Jorge Robledo/Descomplicado
¿De quién son los cadáveres?
Desde la abolición de la esclavitud, los seres humanos vivos dejaron de tener dueño, pero una vez que caen en la disfunción vital (defunción) pierden la cualidad de personas y se convierten… nos convertiremos en cosas, objetos, “fiambres” dice el vulgo. ¿Pasamos a ser propiedad de alguien? ¿Nos convertimos en bienes mostrencos? ¿Cuál es la respuesta a esta pregunta?
La Ley general de Salud, vigente en México dice: Artículo 346. .- Los cadáveres no pueden ser objeto de propiedad y siempre serán tratados con respeto, dignidad y consideración. Luego de eso distingue los restos como de “personas conocidas” y de “personas desconocidas”. Aquí también hace diferencia en el tratamiento de los cuerpos muertos; si son de personas conocidas asume que quien tiene derecho a disponer de ellos son sus familiares cercanos y les concede a estos la decisión de autorizar la necropsia. Si son de personas desconocidas, el Estado se irroga la capacidad de disposición y les da como destino posible el uso para la ciencia, para la docencia, para el reciclaje (¿mercado?) de órganos y finalmente la inhumación o incineración de lo que quede.
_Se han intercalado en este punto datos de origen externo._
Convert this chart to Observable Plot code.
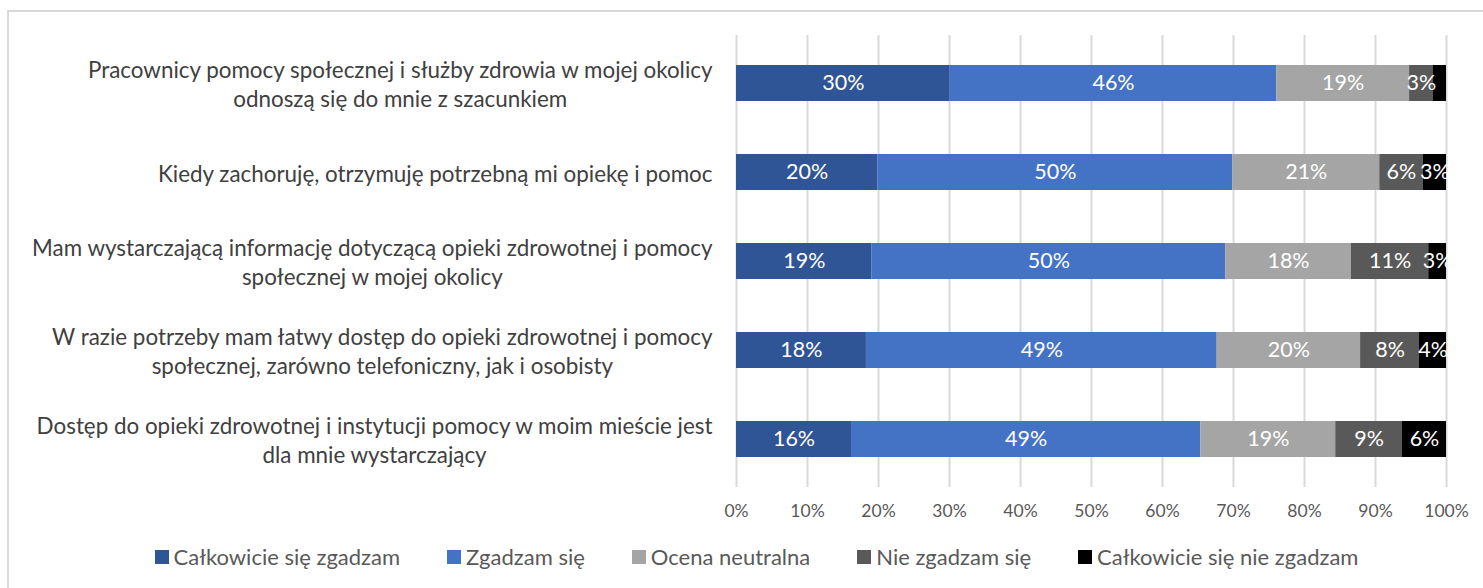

Hay otro caso que la ley no prevé, como el que les pasó a dos muchachas que llegaron el 24 de agosto a cumplir una manda ante el Señor de Jalacingo llevando a su abuelita para ver si el patrono les hacía el milagro de rejuvenecerla, o si eso no era posible, cuando menos de paliar sus dolencias cada vez más torturantes. Después de arrastrarla hasta el altar, prenderle un milagro de plata al manto morado del santo y encender una veladora, fueron a alojarse al único hotelucho que funcionaba en esa época. La anciana no amaneció viva y el hotelero que entonces jugaba para presidente municipal del pueblo, no quiso machar su expediente de candidato irreprochable, así que le pidió a las chicas que envolvieran el cuerpo en un petate, lo amarraran de la canastilla del auto y se fueran del pueblo antes de que la luz del sol alumbrara e impidiera lo que las sombras de la noche podían ocultar. Así que las dos nietas llorosas, asustadas y corridas del pueblo hicieron lo que les dijo el hotelero y huyeron con el despojo de la abuela como parte del equipaje que no cabía en el interior del pequeño Volkswagen. Pero en Perote se detuvieron a resollar un poco y a desayunar en el restaurante Covadonga, dejaron un rato el auto unos metros adelante de la puerta del establecimiento y, de ahí los ladrones se robaron el coche y la carga. Han pasado muchos años, las muchachas ya dejaron de serlo, pero cado año el 24 de agosto vuelven a Jalacingo a pedirle al padre Jesús que, aunque no aparezca el Volkswagen, cuando menos que aparezca lo que quede de la abuela.